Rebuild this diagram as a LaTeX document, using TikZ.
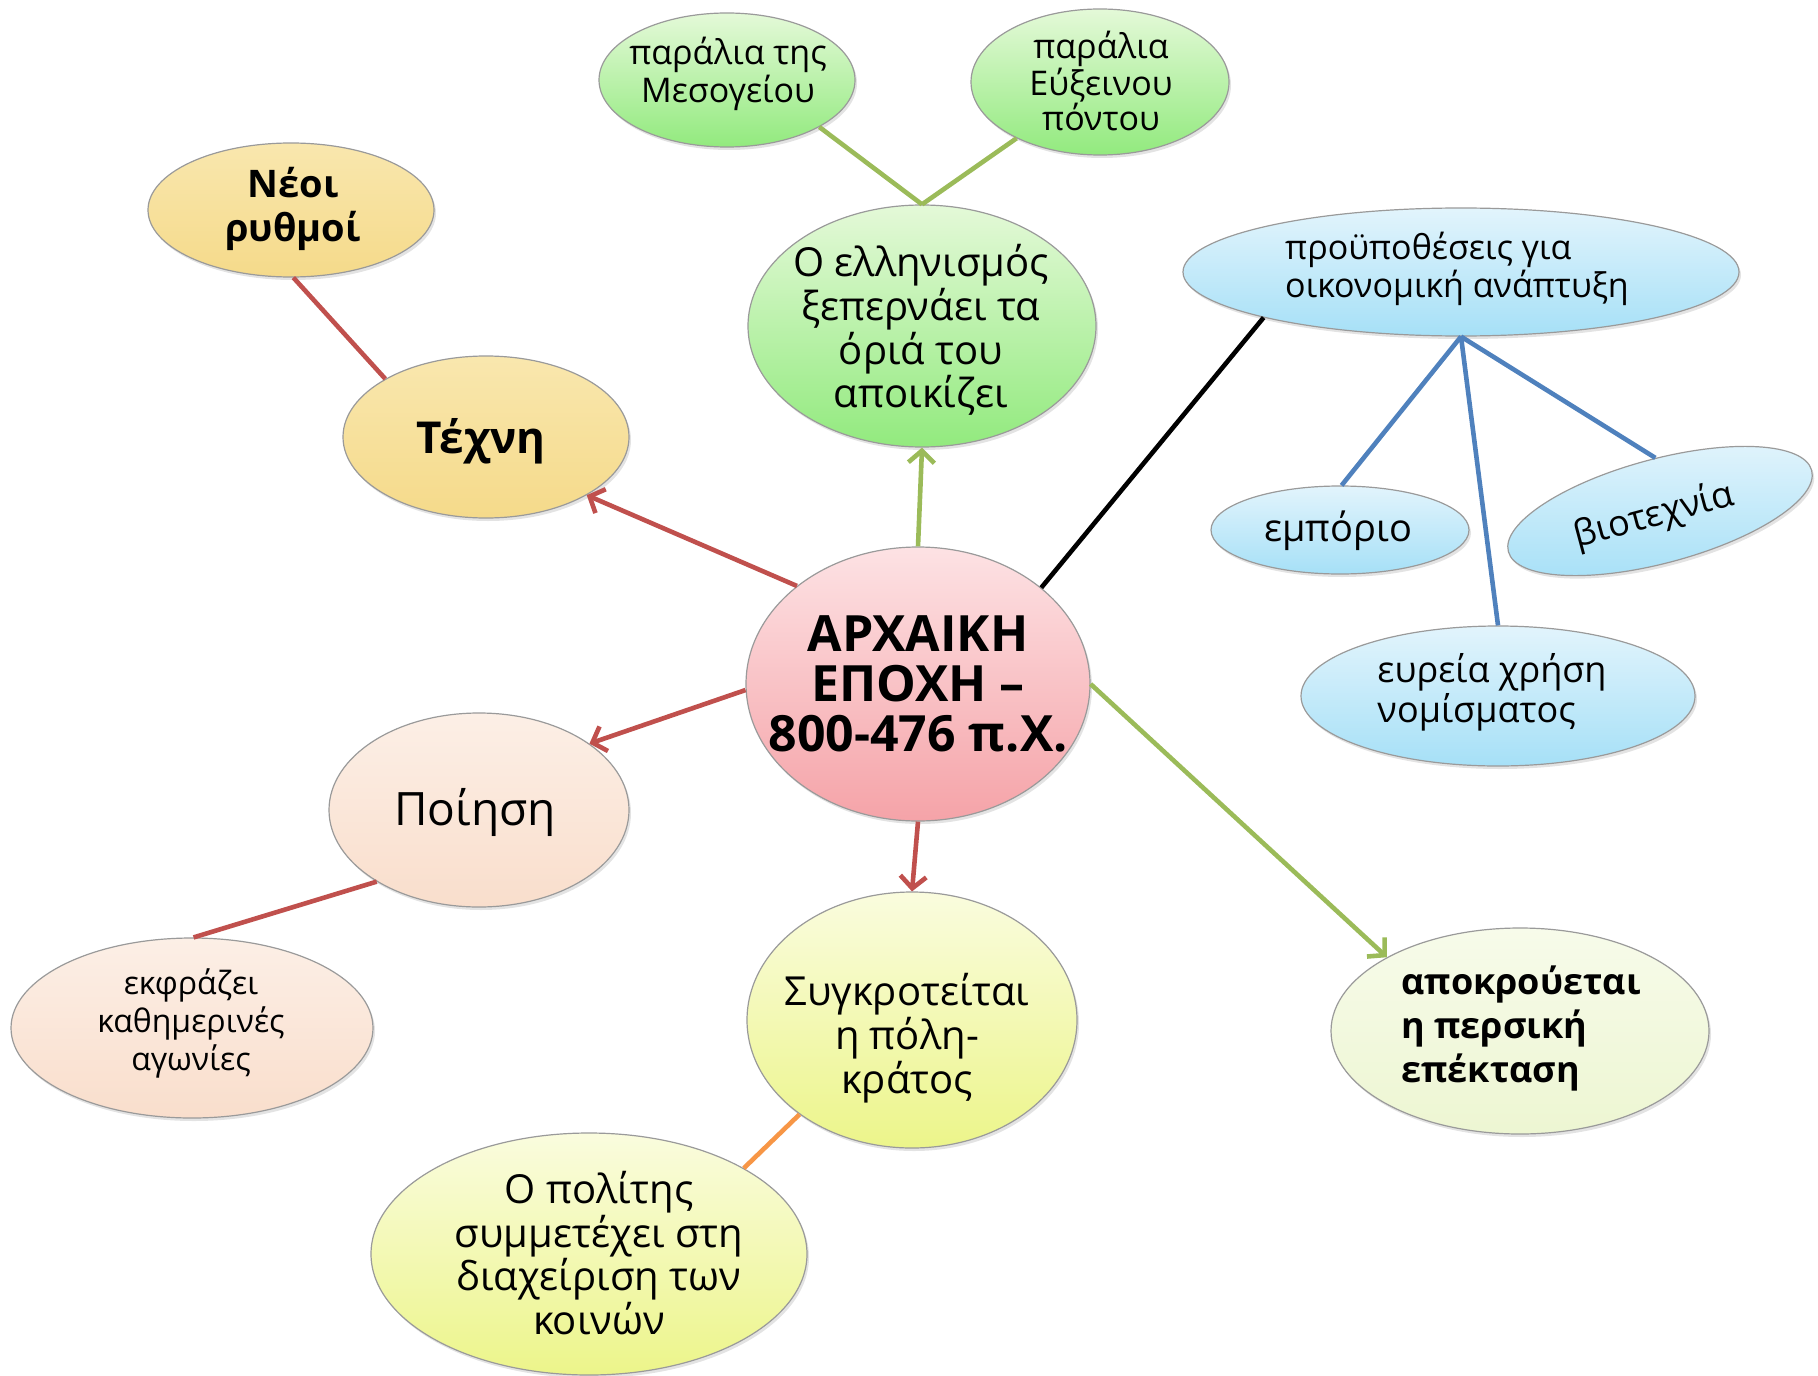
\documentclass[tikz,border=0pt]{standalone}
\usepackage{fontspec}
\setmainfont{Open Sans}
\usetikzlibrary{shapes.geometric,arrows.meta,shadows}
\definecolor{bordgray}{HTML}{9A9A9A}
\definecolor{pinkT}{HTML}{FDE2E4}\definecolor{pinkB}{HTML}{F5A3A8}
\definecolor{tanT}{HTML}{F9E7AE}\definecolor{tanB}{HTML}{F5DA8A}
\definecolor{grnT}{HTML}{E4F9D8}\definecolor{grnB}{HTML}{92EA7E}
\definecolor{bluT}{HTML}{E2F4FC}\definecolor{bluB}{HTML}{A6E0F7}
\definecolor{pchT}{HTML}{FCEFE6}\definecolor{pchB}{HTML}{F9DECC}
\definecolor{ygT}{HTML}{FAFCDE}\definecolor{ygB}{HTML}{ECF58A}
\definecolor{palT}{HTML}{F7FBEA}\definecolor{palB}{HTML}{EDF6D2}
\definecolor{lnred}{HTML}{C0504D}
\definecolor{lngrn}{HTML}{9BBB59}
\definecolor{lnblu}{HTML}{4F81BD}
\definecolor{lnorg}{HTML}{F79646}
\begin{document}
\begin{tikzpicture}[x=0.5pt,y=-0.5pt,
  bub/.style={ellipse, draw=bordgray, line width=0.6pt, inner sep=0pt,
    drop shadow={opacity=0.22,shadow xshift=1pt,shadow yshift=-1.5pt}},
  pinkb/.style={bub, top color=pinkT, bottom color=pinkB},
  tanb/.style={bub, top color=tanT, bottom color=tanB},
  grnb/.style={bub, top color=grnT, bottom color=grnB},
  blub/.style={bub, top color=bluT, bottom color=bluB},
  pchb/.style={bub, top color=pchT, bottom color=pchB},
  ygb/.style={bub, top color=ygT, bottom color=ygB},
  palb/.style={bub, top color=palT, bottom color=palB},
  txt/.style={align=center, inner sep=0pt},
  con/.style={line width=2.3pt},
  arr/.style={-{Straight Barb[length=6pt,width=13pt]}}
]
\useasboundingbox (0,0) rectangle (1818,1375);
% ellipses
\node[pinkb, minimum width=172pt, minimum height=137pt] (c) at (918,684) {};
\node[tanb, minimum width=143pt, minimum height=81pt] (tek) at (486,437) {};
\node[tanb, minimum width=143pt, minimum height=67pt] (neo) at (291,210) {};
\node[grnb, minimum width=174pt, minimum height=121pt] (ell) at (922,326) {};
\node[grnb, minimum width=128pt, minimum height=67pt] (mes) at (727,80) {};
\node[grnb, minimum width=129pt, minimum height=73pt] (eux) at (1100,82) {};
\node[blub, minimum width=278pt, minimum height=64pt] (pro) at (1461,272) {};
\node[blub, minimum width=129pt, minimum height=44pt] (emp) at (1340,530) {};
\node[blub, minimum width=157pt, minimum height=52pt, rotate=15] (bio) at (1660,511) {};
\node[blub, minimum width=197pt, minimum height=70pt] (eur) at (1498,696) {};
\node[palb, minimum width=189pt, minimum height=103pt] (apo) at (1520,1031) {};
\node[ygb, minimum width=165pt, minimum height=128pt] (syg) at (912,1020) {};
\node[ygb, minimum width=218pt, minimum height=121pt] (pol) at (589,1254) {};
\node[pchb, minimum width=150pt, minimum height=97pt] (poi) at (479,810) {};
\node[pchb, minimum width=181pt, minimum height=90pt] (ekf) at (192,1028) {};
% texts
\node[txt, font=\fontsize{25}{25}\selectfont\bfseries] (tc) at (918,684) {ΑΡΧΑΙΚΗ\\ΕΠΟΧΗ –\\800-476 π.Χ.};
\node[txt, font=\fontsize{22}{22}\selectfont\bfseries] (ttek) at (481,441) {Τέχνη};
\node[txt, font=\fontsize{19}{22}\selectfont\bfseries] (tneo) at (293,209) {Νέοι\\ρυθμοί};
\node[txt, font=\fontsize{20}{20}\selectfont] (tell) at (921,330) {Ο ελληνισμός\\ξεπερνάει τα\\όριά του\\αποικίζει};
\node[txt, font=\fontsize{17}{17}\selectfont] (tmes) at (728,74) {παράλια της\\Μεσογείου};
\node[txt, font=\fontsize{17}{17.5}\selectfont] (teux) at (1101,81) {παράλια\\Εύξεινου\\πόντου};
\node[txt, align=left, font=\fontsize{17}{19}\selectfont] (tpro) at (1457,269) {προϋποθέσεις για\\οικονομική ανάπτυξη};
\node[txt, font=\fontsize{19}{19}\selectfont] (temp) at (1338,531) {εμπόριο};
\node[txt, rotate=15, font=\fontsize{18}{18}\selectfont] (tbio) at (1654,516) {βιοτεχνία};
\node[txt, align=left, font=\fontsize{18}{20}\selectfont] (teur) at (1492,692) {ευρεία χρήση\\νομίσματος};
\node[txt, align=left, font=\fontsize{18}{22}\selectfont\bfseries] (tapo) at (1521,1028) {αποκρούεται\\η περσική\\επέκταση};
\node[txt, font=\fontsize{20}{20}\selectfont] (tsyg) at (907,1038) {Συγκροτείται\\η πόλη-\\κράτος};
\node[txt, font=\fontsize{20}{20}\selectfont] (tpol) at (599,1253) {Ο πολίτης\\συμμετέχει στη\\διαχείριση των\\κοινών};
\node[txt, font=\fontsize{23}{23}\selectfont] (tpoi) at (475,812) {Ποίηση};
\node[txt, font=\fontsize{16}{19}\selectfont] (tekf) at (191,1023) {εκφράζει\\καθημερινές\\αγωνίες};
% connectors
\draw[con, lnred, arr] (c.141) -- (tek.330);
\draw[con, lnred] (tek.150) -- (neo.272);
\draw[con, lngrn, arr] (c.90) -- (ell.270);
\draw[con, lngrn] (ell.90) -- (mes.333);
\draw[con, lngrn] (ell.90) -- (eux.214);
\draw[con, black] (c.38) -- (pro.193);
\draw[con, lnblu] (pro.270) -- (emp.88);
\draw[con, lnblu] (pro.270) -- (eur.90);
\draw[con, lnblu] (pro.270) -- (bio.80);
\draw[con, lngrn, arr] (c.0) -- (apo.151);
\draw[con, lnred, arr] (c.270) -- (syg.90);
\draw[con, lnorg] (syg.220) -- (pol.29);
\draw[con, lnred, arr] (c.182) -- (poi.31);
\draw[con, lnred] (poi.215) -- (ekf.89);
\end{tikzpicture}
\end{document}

········

*WRITTEN PROBLEM*: Could you repeat all of the material exactly? Pictures should not be copied.

*FINISHED TASK*:
Rebuild this diagram as a LaTeX document, using TikZ.
\documentclass[tikz,border=0pt]{standalone}
\usepackage{fontspec}
\setmainfont{Open Sans}
\usetikzlibrary{shapes.geometric,arrows.meta,shadows}
\definecolor{bordgray}{HTML}{9A9A9A}
\definecolor{pinkT}{HTML}{FDE2E4}\definecolor{pinkB}{HTML}{F5A3A8}
\definecolor{tanT}{HTML}{F9E7AE}\definecolor{tanB}{HTML}{F5DA8A}
\definecolor{grnT}{HTML}{E4F9D8}\definecolor{grnB}{HTML}{92EA7E}
\definecolor{bluT}{HTML}{E2F4FC}\definecolor{bluB}{HTML}{A6E0F7}
\definecolor{pchT}{HTML}{FCEFE6}\definecolor{pchB}{HTML}{F9DECC}
\definecolor{ygT}{HTML}{FAFCDE}\definecolor{ygB}{HTML}{ECF58A}
\definecolor{palT}{HTML}{F7FBEA}\definecolor{palB}{HTML}{EDF6D2}
\definecolor{lnred}{HTML}{C0504D}
\definecolor{lngrn}{HTML}{9BBB59}
\definecolor{lnblu}{HTML}{4F81BD}
\definecolor{lnorg}{HTML}{F79646}
\begin{document}
\begin{tikzpicture}[x=0.5pt,y=-0.5pt,
  bub/.style={ellipse, draw=bordgray, line width=0.6pt, inner sep=0pt,
    drop shadow={opacity=0.22,shadow xshift=1pt,shadow yshift=-1.5pt}},
  pinkb/.style={bub, top color=pinkT, bottom color=pinkB},
  tanb/.style={bub, top color=tanT, bottom color=tanB},
  grnb/.style={bub, top color=grnT, bottom color=grnB},
  blub/.style={bub, top color=bluT, bottom color=bluB},
  pchb/.style={bub, top color=pchT, bottom color=pchB},
  ygb/.style={bub, top color=ygT, bottom color=ygB},
  palb/.style={bub, top color=palT, bottom color=palB},
  txt/.style={align=center, inner sep=0pt},
  con/.style={line width=2.3pt},
  arr/.style={-{Straight Barb[length=6pt,width=13pt]}}
]
\useasboundingbox (0,0) rectangle (1818,1375);
% ellipses
\node[pinkb, minimum width=172pt, minimum height=137pt] (c) at (918,684) {};
\node[tanb, minimum width=143pt, minimum height=81pt] (tek) at (486,437) {};
\node[tanb, minimum width=143pt, minimum height=67pt] (neo) at (291,210) {};
\node[grnb, minimum width=174pt, minimum height=121pt] (ell) at (922,326) {};
\node[grnb, minimum width=128pt, minimum height=67pt] (mes) at (727,80) {};
\node[grnb, minimum width=129pt, minimum height=73pt] (eux) at (1100,82) {};
\node[blub, minimum width=278pt, minimum height=64pt] (pro) at (1461,272) {};
\node[blub, minimum width=129pt, minimum height=44pt] (emp) at (1340,530) {};
\node[blub, minimum width=157pt, minimum height=52pt, rotate=15] (bio) at (1660,511) {};
\node[blub, minimum width=197pt, minimum height=70pt] (eur) at (1498,696) {};
\node[palb, minimum width=189pt, minimum height=103pt] (apo) at (1520,1031) {};
\node[ygb, minimum width=165pt, minimum height=128pt] (syg) at (912,1020) {};
\node[ygb, minimum width=218pt, minimum height=121pt] (pol) at (589,1254) {};
\node[pchb, minimum width=150pt, minimum height=97pt] (poi) at (479,810) {};
\node[pchb, minimum width=181pt, minimum height=90pt] (ekf) at (192,1028) {};
% texts
\node[txt, font=\fontsize{25}{25}\selectfont\bfseries] (tc) at (918,684) {ΑΡΧΑΙΚΗ\\ΕΠΟΧΗ –\\800-476 π.Χ.};
\node[txt, font=\fontsize{22}{22}\selectfont\bfseries] (ttek) at (481,441) {Τέχνη};
\node[txt, font=\fontsize{19}{22}\selectfont\bfseries] (tneo) at (293,209) {Νέοι\\ρυθμοί};
\node[txt, font=\fontsize{20}{20}\selectfont] (tell) at (921,330) {Ο ελληνισμός\\ξεπερνάει τα\\όριά του\\αποικίζει};
\node[txt, font=\fontsize{17}{17}\selectfont] (tmes) at (728,74) {παράλια της\\Μεσογείου};
\node[txt, font=\fontsize{17}{17.5}\selectfont] (teux) at (1101,81) {παράλια\\Εύξεινου\\πόντου};
\node[txt, align=left, font=\fontsize{17}{19}\selectfont] (tpro) at (1457,269) {προϋποθέσεις για\\οικονομική ανάπτυξη};
\node[txt, font=\fontsize{19}{19}\selectfont] (temp) at (1338,531) {εμπόριο};
\node[txt, rotate=15, font=\fontsize{18}{18}\selectfont] (tbio) at (1654,516) {βιοτεχνία};
\node[txt, align=left, font=\fontsize{18}{20}\selectfont] (teur) at (1492,692) {ευρεία χρήση\\νομίσματος};
\node[txt, align=left, font=\fontsize{18}{22}\selectfont\bfseries] (tapo) at (1521,1028) {αποκρούεται\\η περσική\\επέκταση};
\node[txt, font=\fontsize{20}{20}\selectfont] (tsyg) at (907,1038) {Συγκροτείται\\η πόλη-\\κράτος};
\node[txt, font=\fontsize{20}{20}\selectfont] (tpol) at (599,1253) {Ο πολίτης\\συμμετέχει στη\\διαχείριση των\\κοινών};
\node[txt, font=\fontsize{23}{23}\selectfont] (tpoi) at (475,812) {Ποίηση};
\node[txt, font=\fontsize{16}{19}\selectfont] (tekf) at (191,1023) {εκφράζει\\καθημερινές\\αγωνίες};
% connectors
\draw[con, lnred, arr] (c.141) -- (tek.330);
\draw[con, lnred] (tek.150) -- (neo.272);
\draw[con, lngrn, arr] (c.90) -- (ell.270);
\draw[con, lngrn] (ell.90) -- (mes.333);
\draw[con, lngrn] (ell.90) -- (eux.214);
\draw[con, black] (c.38) -- (pro.193);
\draw[con, lnblu] (pro.270) -- (emp.88);
\draw[con, lnblu] (pro.270) -- (eur.90);
\draw[con, lnblu] (pro.270) -- (bio.80);
\draw[con, lngrn, arr] (c.0) -- (apo.151);
\draw[con, lnred, arr] (c.270) -- (syg.90);
\draw[con, lnorg] (syg.220) -- (pol.29);
\draw[con, lnred, arr] (c.182) -- (poi.31);
\draw[con, lnred] (poi.215) -- (ekf.89);
\end{tikzpicture}
\end{document}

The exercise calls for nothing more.